#### Extracted material ####
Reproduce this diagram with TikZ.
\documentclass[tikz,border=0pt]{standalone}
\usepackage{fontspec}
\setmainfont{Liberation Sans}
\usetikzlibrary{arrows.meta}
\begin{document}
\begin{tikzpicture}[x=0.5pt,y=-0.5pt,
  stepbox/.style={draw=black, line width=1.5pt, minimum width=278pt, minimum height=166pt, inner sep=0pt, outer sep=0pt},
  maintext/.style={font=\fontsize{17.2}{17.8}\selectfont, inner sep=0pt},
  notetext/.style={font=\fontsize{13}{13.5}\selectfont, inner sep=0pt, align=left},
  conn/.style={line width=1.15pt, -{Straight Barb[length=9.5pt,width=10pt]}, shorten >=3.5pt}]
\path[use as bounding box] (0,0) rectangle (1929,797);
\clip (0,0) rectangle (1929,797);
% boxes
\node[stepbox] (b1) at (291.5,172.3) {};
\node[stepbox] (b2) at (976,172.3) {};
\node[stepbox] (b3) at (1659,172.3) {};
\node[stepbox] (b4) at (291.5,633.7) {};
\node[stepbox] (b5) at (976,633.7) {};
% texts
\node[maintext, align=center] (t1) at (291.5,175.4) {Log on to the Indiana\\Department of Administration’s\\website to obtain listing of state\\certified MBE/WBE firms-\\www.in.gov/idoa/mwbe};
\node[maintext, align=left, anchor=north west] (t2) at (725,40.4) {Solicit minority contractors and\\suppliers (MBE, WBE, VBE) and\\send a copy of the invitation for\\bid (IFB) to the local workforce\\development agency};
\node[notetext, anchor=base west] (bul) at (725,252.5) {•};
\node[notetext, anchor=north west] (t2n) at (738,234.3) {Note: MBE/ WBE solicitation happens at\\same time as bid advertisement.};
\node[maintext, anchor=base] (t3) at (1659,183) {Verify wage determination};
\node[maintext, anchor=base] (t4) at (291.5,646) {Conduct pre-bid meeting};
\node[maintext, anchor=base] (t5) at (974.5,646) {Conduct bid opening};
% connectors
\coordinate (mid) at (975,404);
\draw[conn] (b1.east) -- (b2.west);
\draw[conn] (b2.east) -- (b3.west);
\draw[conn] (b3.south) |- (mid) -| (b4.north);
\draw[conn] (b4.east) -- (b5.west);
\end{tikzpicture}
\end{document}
####
#### Extracted material ####
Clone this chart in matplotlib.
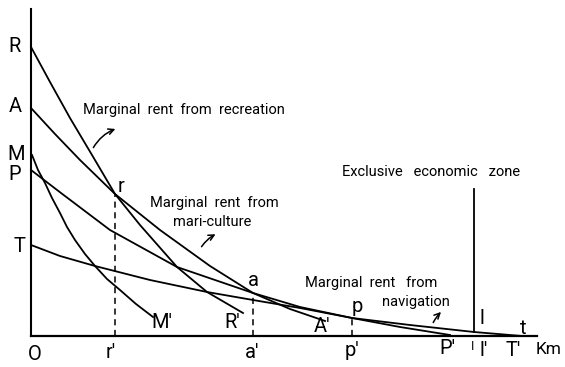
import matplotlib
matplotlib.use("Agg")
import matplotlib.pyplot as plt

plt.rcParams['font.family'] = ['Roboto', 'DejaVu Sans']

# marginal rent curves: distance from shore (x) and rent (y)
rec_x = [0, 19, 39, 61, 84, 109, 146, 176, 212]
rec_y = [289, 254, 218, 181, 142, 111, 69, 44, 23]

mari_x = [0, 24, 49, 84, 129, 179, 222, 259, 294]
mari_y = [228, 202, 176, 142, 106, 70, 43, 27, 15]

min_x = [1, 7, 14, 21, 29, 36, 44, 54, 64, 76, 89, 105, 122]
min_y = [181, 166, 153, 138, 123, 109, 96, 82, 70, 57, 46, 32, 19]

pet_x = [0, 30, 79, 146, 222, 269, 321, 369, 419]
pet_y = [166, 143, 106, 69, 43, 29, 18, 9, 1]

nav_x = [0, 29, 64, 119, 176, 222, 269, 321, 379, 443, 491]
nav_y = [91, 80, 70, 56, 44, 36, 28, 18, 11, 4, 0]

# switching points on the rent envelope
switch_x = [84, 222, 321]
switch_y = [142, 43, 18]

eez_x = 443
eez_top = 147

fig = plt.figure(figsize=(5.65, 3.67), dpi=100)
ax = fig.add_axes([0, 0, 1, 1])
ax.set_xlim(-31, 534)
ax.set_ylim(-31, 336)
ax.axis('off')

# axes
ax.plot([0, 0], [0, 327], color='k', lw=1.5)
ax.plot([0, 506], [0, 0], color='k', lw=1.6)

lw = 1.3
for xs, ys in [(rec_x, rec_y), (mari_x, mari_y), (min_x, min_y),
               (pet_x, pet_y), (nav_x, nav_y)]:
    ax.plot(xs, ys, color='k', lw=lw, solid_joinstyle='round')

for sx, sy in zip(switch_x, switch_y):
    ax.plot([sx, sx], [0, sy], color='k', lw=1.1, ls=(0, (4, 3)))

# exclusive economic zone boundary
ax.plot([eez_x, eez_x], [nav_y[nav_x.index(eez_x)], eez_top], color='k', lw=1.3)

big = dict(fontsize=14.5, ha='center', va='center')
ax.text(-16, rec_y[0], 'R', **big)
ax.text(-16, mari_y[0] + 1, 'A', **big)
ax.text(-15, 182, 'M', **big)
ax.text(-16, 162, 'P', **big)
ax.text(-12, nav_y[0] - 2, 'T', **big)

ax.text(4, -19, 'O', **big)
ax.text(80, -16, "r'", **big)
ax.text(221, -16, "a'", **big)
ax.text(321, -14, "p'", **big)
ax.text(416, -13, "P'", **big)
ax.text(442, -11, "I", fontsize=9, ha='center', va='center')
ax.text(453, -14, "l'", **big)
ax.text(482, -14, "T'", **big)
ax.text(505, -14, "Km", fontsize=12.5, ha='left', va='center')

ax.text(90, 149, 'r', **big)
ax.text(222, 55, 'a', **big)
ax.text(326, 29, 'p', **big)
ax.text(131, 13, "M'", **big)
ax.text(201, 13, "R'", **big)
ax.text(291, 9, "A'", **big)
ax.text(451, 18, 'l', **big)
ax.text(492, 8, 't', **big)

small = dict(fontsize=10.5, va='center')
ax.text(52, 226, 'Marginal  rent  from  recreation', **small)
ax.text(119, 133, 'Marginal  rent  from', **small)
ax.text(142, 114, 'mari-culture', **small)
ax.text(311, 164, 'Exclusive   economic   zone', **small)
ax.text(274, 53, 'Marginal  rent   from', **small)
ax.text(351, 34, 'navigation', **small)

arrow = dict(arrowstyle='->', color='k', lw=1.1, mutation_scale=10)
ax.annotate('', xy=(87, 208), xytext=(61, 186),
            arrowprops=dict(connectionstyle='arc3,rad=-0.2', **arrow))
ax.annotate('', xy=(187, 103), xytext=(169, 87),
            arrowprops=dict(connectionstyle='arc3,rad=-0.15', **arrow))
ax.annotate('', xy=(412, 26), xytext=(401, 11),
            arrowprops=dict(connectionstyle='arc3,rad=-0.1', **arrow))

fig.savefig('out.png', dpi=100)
####
Exactly as they stand, quote the lines beginning with the one that contains "Clone this chart in matplotlib." and ending with the one that contains "eez_top = 147", with no pictures.

_Output for this task_
Clone this chart in matplotlib.
import matplotlib
matplotlib.use("Agg")
import matplotlib.pyplot as plt

plt.rcParams['font.family'] = ['Roboto', 'DejaVu Sans']

# marginal rent curves: distance from shore (x) and rent (y)
rec_x = [0, 19, 39, 61, 84, 109, 146, 176, 212]
rec_y = [289, 254, 218, 181, 142, 111, 69, 44, 23]

mari_x = [0, 24, 49, 84, 129, 179, 222, 259, 294]
mari_y = [228, 202, 176, 142, 106, 70, 43, 27, 15]

min_x = [1, 7, 14, 21, 29, 36, 44, 54, 64, 76, 89, 105, 122]
min_y = [181, 166, 153, 138, 123, 109, 96, 82, 70, 57, 46, 32, 19]

pet_x = [0, 30, 79, 146, 222, 269, 321, 369, 419]
pet_y = [166, 143, 106, 69, 43, 29, 18, 9, 1]

nav_x = [0, 29, 64, 119, 176, 222, 269, 321, 379, 443, 491]
nav_y = [91, 80, 70, 56, 44, 36, 28, 18, 11, 4, 0]

# switching points on the rent envelope
switch_x = [84, 222, 321]
switch_y = [142, 43, 18]

eez_x = 443
eez_top = 147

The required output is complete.